There’s a lot of zig-zagging across the main road. Be wary of oncoming orange rental cars and foot traffic. It’s easy to get trampled over or pushed into the street by a neon bar sign hanging 4 feet off someone’s shoulder. This was our reality as we made our way to the food court. A circus style half moon of various cuisine. There were Italian sausages, sure, there were powdered fried dough, sure, and yes there were pints of Bud Light, but you know what, I felt very very satisfied with a just small cup of hot lobster chowder that was placed in front of me. It reinvigorated my nerves to withstand the next 3+ hours on my feet. It’s a nice place to chat with other shoppers, too. A local music professor noticed the trumpet (I had just bought myself an old trumpet) and he asked me to play some sonata. I had to politely tell him I was actually a French Horn player and then he politely told he was as well. I think there are maybe 4 or 5 French Horn players in America. Later on I had found a trumpet in better condition for the same price but that’s how that goes.

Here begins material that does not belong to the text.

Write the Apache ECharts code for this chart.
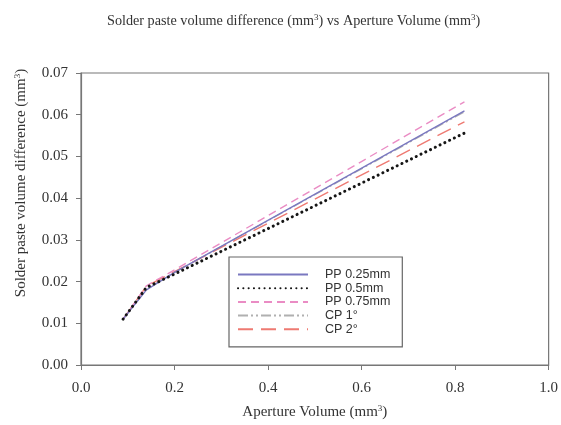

What else.. what else.. I think I was pretty near exhausted around 2pm during our second day of treasure hunting so I was already squinting when I spotted this George Mulhauser plycraft chair. I darted for it and had to cartwheeled over an elderly couple rolling by in electronic wheelchairs under bright red Donald Trump hats. Anyway I got that chair and wore it over my head like an oversized helmut for the next hour.

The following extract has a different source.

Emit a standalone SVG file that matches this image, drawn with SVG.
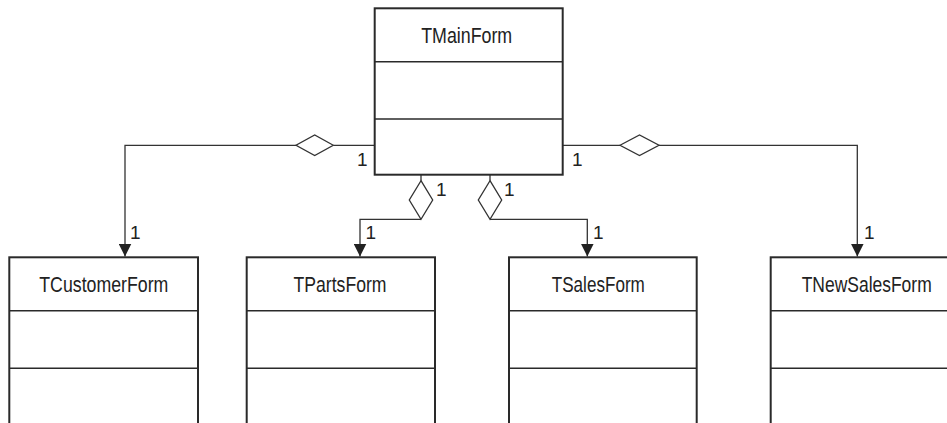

Much like investing in a china pattern, you may not always find all the pieces to the set but if you like it enough, go for it. This Mulhauser chair has a matching ottoman somewhere and since leaving Brimfield I’ve set out to find it. No luck yet, so email me any tips y’all. Similarly we found three matching kitchen chairs, giving us a fourth to looking forward to finding somewhere else.
We congratulated ourselves at the end of the trip for all our great purchases. However as I started the car to head back to New York I looked out into the grey drizzly sky and couldn’t help think about the fate of those items I passed on or didn’t think to ask the price.